As for my favorite book ever, (this is a really tough question to answer, I have so many favorites), it wold have to be "A Suitable Boy" by Vikram Seth! It's a massive book, but I read it at least once a year.
Image Credit: @mazadohta - Twitter
Delighted to hear about your new book - Rangoli. Would love to hear from you about your new book!
Yes, Rangoli! This is my first collection of poetry, and it's filled with work I have been collecting for the past 6 years. To give some background, rangoli is an Indian artform of symmetrical designs traditionally made with colorful sand. In India, the drawing of rangoli is used to celebrate special occasions like the entering of a new home - and essentially, that is what this book is - it's a welcome into a home I spent years building for myself.

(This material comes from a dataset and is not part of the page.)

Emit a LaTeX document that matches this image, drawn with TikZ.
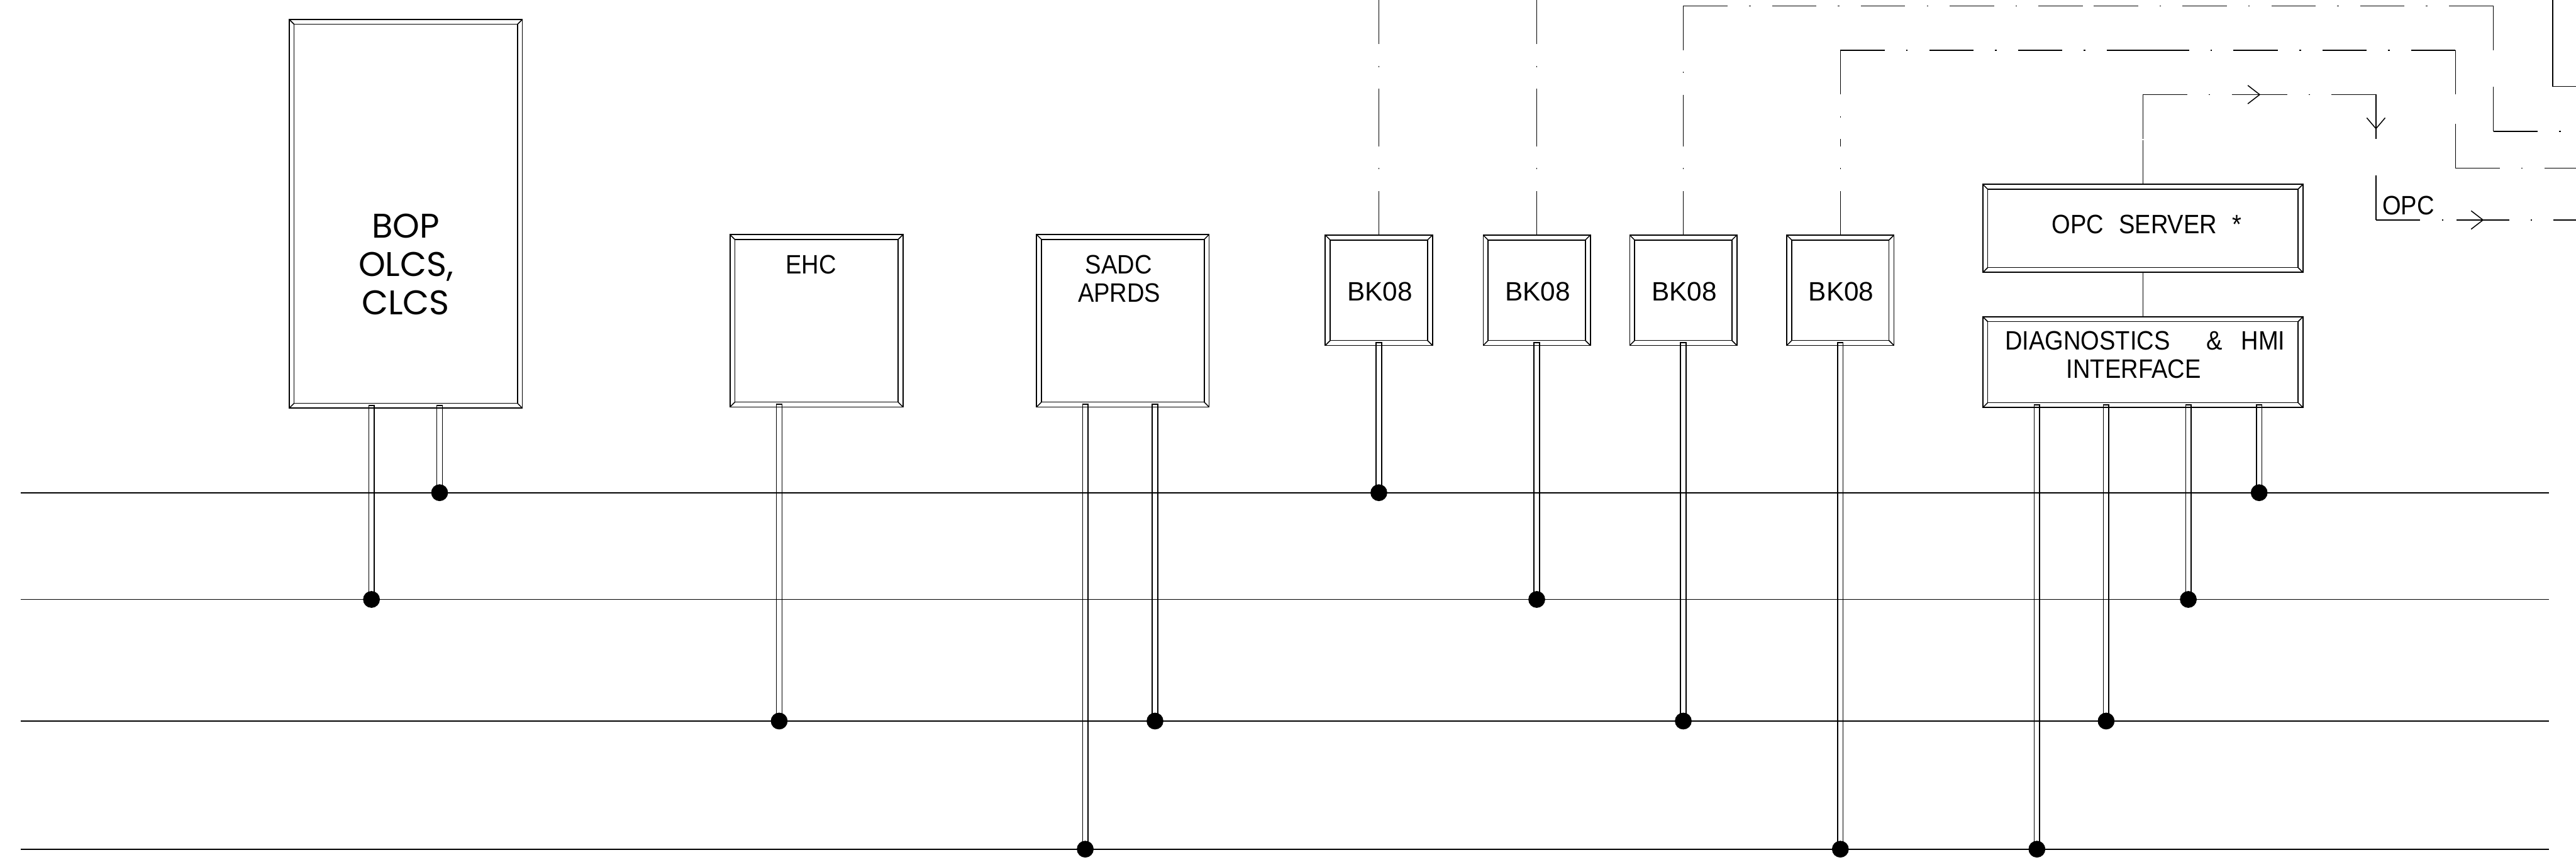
\documentclass[tikz,border=0pt]{standalone}
\usepackage{fontspec}
\setmainfont[FakeStretch=0.9]{Liberation Sans}
\newfontfamily\bkfont{Liberation Sans}
\newfontfamily\bopfont{Poppins}
\usetikzlibrary{calc}
\tikzset{
  thinl/.style={line width=0.5pt},
  cadframe/.style={draw, line width=0.6pt, rectangle, inner sep=0pt, outer sep=0pt},
  busline/.style={line width=0.6pt},
  tapdot/.style={circle, fill=black, draw=black, line width=0.3pt, minimum size=0.3cm, inner sep=0pt},
  ddline/.style={line width=0.5pt, dash pattern=on 23.3pt off 11.3pt on 0.8pt off 11.3pt},
  cadtext/.style={font=\fontsize{14}{16}\selectfont, inner sep=0pt, anchor=base},
  bktext/.style={font=\bkfont\fontsize{14}{16}\selectfont, inner sep=0pt, anchor=base},
  boptext/.style={font=\bopfont\fontsize{18}{20}\selectfont, inner sep=0pt, anchor=base},
  arrowv/.style={line width=0.5pt},
}
\newcommand{\cadbox}[5]{%
  \node[cadframe, minimum width=#4*0.01cm, minimum height=#5*0.01cm] (#1) at (#2,#3) {};
  \draw[thinl] ([shift={(9,9)}]#1.north west) rectangle ([shift={(-9,-9)}]#1.south east);
  \draw[thinl] (#1.north west) -- ++(9,9) (#1.north east) -- ++(-9,9)
               (#1.south west) -- ++(9,-9) (#1.south east) -- ++(-9,-9);
}
\newcommand{\stub}[2]{%
  \draw[thinl] ([xshift=-1.42pt,yshift=1.42pt]#2 |- #1.south) rectangle ([xshift=1.42pt]#2);
}
\newcommand{\ddseg}[2]{%
  \draw[ddline] (#1) -- ($(#1)!0.5!(#2)$);
  \draw[ddline] (#2) -- ($(#1)!0.5!(#2)$);
}
\begin{document}
\begin{tikzpicture}[x=0.01cm, y=-0.01cm]
\useasboundingbox (0,0) rectangle (4764,1590);

% ---- boxes
\cadbox{bop}{750.5}{395.5}{431}{719}
\cadbox{ehc}{1510}{593.5}{320}{319}
\cadbox{sadc}{2076.5}{593.5}{319}{319}
\cadbox{bka}{2550}{537}{198}{204}
\cadbox{bkb}{2842}{537}{198}{204}
\cadbox{bkc}{3113}{537}{198}{204}
\cadbox{bkd}{3403.5}{537}{198}{204}
\cadbox{opc}{3963}{422.5}{592}{163}
\cadbox{diag}{3963}{670}{592}{168}

% ---- texts
\node[boptext] (bopA) at (750,440) {BOP};
\node[boptext] (bopB) at (751,511) {OLCS,};
\node[boptext] (bopC) at (750,582) {CLCS};
\node[cadtext] (ehcT) at (1500,506) {EHC};
\node[cadtext] (sadcA) at (2069,506) {SADC};
\node[cadtext] (sadcB) at (2070,559) {APRDS};
\node[bktext] (bkaT) at (2552,556) {BK08};
\node[bktext] (bkbT) at (2844,556) {BK08};
\node[bktext] (bkcT) at (3115,556) {BK08};
\node[bktext] (bkdT) at (3405,556) {BK08};
\node[cadtext] (opcT) at (3970,432) {OPC\hspace{8pt}SERVER\hspace{8pt}*};
\node[cadtext] (diagA) at (3967,647) {DIAGNOSTICS\hspace{19pt}\&\hspace{10pt}HMI};
\node[cadtext] (diagB) at (3946,700) {INTERFACE};
\node[cadtext, anchor=base west] (opcL) at (4405,397) {OPC};

% ---- bus lines
\coordinate (b1w) at (38,911.5);  \coordinate (b1e) at (4714,911.5);
\coordinate (b2w) at (38,1109);   \coordinate (b2e) at (4714,1109);
\coordinate (b3w) at (38,1334);   \coordinate (b3e) at (4714,1334);
\coordinate (b4w) at (38,1571);   \coordinate (b4e) at (4714,1571);

% ---- taps
\coordinate (t11) at (813,911.5);
\coordinate (t12) at (2550,911.5);
\coordinate (t13) at (4178,911.5);
\coordinate (t21) at (687,1109);
\coordinate (t22) at (2842,1109);
\coordinate (t23) at (4047,1109);
\coordinate (t31) at (1441,1334);
\coordinate (t32) at (2136,1334);
\coordinate (t33) at (3113,1334);
\coordinate (t34) at (3895,1334);
\coordinate (t41) at (2007,1571);
\coordinate (t42) at (3403.5,1571);
\coordinate (t43) at (3767,1571);

% ---- stubs
\stub{bop}{t11}
\stub{bop}{t21}
\stub{ehc}{t31}
\stub{sadc}{t41}
\stub{sadc}{t32}
\stub{bka}{t12}
\stub{bkb}{t22}
\stub{bkc}{t33}
\stub{bkd}{t42}
\stub{diag}{t43}
\stub{diag}{t34}
\stub{diag}{t23}
\stub{diag}{t13}

\draw[busline] (b1w) -- (b1e);
\draw[busline] (b2w) -- (b2e);
\draw[busline] (b3w) -- (b3e);
\draw[busline] (b4w) -- (b4e);

\foreach \t in {t11,t12,t13,t21,t22,t23,t31,t32,t33,t34,t41,t42,t43}
  \node[tapdot] (d\t) at (\t) {};

% ---- solid link between OPC server and diagnostics
\draw[thinl] (opc.south) -- (diag.north);

% ---- dash-dot lines
\coordinate (top1) at (2550,0);
\coordinate (top2) at (2842,0);
\coordinate (c3a) at (3113,11);   \coordinate (c3b) at (4611,11);
\coordinate (c3c) at (4611,243);  \coordinate (c3d) at (4764,243);
\coordinate (c4a) at (3403.5,93); \coordinate (c4b) at (4541,93);
\coordinate (c4c) at (4541,311);  \coordinate (c4d) at (4764,311);
\coordinate (c5a) at (4721,0);    \coordinate (c5b) at (4721,160);
\coordinate (c5c) at (4764,160);
\coordinate (o1) at (3963,175);   \coordinate (o2) at (4394,175);
\coordinate (o3) at (4394,407);   \coordinate (o4) at (4764,407);

\ddseg{bka.north}{top1}
\ddseg{bkb.north}{top2}
\ddseg{bkc.north}{c3a}
\ddseg{c3a}{c3b}
\ddseg{c3b}{c3c}
\draw[ddline] (c3c) -- (c3d);
\ddseg{bkd.north}{c4a}
\ddseg{c4a}{c4b}
\ddseg{c4b}{c4c}
\draw[ddline] (c4c) -- (c4d);
\ddseg{c5a}{c5b}
\draw[ddline] (c5b) -- (c5c);
\ddseg{opc.north}{o1}
\ddseg{o1}{o2}
\ddseg{o2}{o3}
\draw[ddline] (o3) -- (o4);

% ---- arrows on the OPC path
\draw[arrowv] (4138,175) -- (4220,175);
\draw[arrowv] (4157,158) -- (4179,175) -- (4157,192);
\draw[arrowv] (4394,175) -- (4394,252);
\draw[arrowv] (4377,218) -- (4394,238) -- (4411,218);
\draw[arrowv] (4543,407) -- (4625,407);
\draw[arrowv] (4570,390) -- (4592,407) -- (4570,424);
\end{tikzpicture}
\end{document}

It's a story about loss, the kind that leaves you with no language.
The poet Jeremy Radin said it best when he wrote, "Meet me here/ I am so lonely/ I learned a second language."
Rangoli is that second language.
When I was a kid, I watched my older sister crumble under the bullying she received for not only being one of the very few brown girls in school, but also for being considered too dark within our own community. I lost her to suicide a week before my 11th birthday, and not a single day has gone by where I don't think about her. I wrote Rangoli not only to heal from the pain of her loss, but also to shed light on the struggles of being brown within the brown community, as well as outside of it.
The designs in Rangoli are all hand drawn by my mother, an expert in rangoli designs. Growing up in Tirupati, she was known in her village as being the most creative with her designs, and she'd be asked to draw them for any auspicious events, so I feel extremely fortunate to have her offer her art for my most personal story ever.
Rangoli has been brewing inside of me for a long, long time, and I am so happy to say that I am finally ready to share it with the world.